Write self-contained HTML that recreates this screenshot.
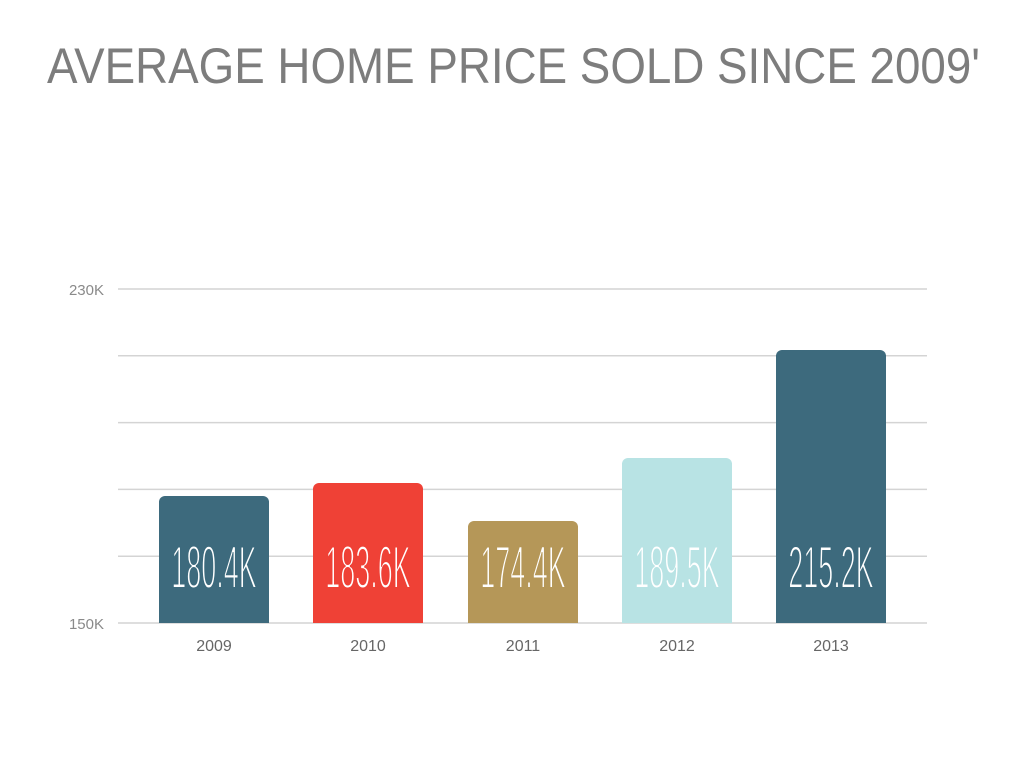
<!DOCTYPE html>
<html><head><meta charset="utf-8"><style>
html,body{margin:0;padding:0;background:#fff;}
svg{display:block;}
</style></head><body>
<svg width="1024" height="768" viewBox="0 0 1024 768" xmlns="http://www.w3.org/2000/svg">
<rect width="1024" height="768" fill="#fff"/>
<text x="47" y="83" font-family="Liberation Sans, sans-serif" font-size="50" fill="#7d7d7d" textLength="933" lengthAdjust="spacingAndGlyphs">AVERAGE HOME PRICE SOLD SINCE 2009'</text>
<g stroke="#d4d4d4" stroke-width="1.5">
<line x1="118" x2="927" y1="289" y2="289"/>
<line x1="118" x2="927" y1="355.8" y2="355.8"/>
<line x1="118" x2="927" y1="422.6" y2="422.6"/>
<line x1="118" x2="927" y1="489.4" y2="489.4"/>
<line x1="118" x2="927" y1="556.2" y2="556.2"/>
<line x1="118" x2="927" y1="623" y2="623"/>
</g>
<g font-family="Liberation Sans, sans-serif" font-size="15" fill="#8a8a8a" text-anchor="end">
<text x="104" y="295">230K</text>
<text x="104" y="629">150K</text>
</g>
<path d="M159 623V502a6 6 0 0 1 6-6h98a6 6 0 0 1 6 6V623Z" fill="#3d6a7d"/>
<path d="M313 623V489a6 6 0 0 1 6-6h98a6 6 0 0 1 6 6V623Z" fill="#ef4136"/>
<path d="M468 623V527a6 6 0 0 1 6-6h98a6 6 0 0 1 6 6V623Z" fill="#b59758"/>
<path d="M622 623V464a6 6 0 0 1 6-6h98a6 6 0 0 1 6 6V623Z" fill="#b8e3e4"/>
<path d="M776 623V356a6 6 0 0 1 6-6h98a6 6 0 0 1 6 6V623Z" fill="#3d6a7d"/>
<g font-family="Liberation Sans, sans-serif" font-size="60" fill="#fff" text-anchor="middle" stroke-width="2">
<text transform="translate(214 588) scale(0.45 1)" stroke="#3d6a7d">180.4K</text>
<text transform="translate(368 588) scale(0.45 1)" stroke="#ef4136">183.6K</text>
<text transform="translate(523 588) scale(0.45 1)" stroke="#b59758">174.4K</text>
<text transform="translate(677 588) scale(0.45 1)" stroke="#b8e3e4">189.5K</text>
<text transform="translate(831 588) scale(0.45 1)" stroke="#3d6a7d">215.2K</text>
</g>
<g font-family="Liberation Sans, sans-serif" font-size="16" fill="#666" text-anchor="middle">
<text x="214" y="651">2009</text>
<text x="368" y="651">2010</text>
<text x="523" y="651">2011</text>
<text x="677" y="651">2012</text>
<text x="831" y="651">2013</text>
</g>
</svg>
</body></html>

===

Objective: Exclude the pictures. Write out the remaining data exactly.

In response:
Write self-contained HTML that recreates this screenshot.
<!DOCTYPE html>
<html><head><meta charset="utf-8"><style>
html,body{margin:0;padding:0;background:#fff;}
svg{display:block;}
</style></head><body>
<svg width="1024" height="768" viewBox="0 0 1024 768" xmlns="http://www.w3.org/2000/svg">
<rect width="1024" height="768" fill="#fff"/>
<text x="47" y="83" font-family="Liberation Sans, sans-serif" font-size="50" fill="#7d7d7d" textLength="933" lengthAdjust="spacingAndGlyphs">AVERAGE HOME PRICE SOLD SINCE 2009'</text>
<g stroke="#d4d4d4" stroke-width="1.5">
<line x1="118" x2="927" y1="289" y2="289"/>
<line x1="118" x2="927" y1="355.8" y2="355.8"/>
<line x1="118" x2="927" y1="422.6" y2="422.6"/>
<line x1="118" x2="927" y1="489.4" y2="489.4"/>
<line x1="118" x2="927" y1="556.2" y2="556.2"/>
<line x1="118" x2="927" y1="623" y2="623"/>
</g>
<g font-family="Liberation Sans, sans-serif" font-size="15" fill="#8a8a8a" text-anchor="end">
<text x="104" y="295">230K</text>
<text x="104" y="629">150K</text>
</g>
<path d="M159 623V502a6 6 0 0 1 6-6h98a6 6 0 0 1 6 6V623Z" fill="#3d6a7d"/>
<path d="M313 623V489a6 6 0 0 1 6-6h98a6 6 0 0 1 6 6V623Z" fill="#ef4136"/>
<path d="M468 623V527a6 6 0 0 1 6-6h98a6 6 0 0 1 6 6V623Z" fill="#b59758"/>
<path d="M622 623V464a6 6 0 0 1 6-6h98a6 6 0 0 1 6 6V623Z" fill="#b8e3e4"/>
<path d="M776 623V356a6 6 0 0 1 6-6h98a6 6 0 0 1 6 6V623Z" fill="#3d6a7d"/>
<g font-family="Liberation Sans, sans-serif" font-size="60" fill="#fff" text-anchor="middle" stroke-width="2">
<text transform="translate(214 588) scale(0.45 1)" stroke="#3d6a7d">180.4K</text>
<text transform="translate(368 588) scale(0.45 1)" stroke="#ef4136">183.6K</text>
<text transform="translate(523 588) scale(0.45 1)" stroke="#b59758">174.4K</text>
<text transform="translate(677 588) scale(0.45 1)" stroke="#b8e3e4">189.5K</text>
<text transform="translate(831 588) scale(0.45 1)" stroke="#3d6a7d">215.2K</text>
</g>
<g font-family="Liberation Sans, sans-serif" font-size="16" fill="#666" text-anchor="middle">
<text x="214" y="651">2009</text>
<text x="368" y="651">2010</text>
<text x="523" y="651">2011</text>
<text x="677" y="651">2012</text>
<text x="831" y="651">2013</text>
</g>
</svg>
</body></html>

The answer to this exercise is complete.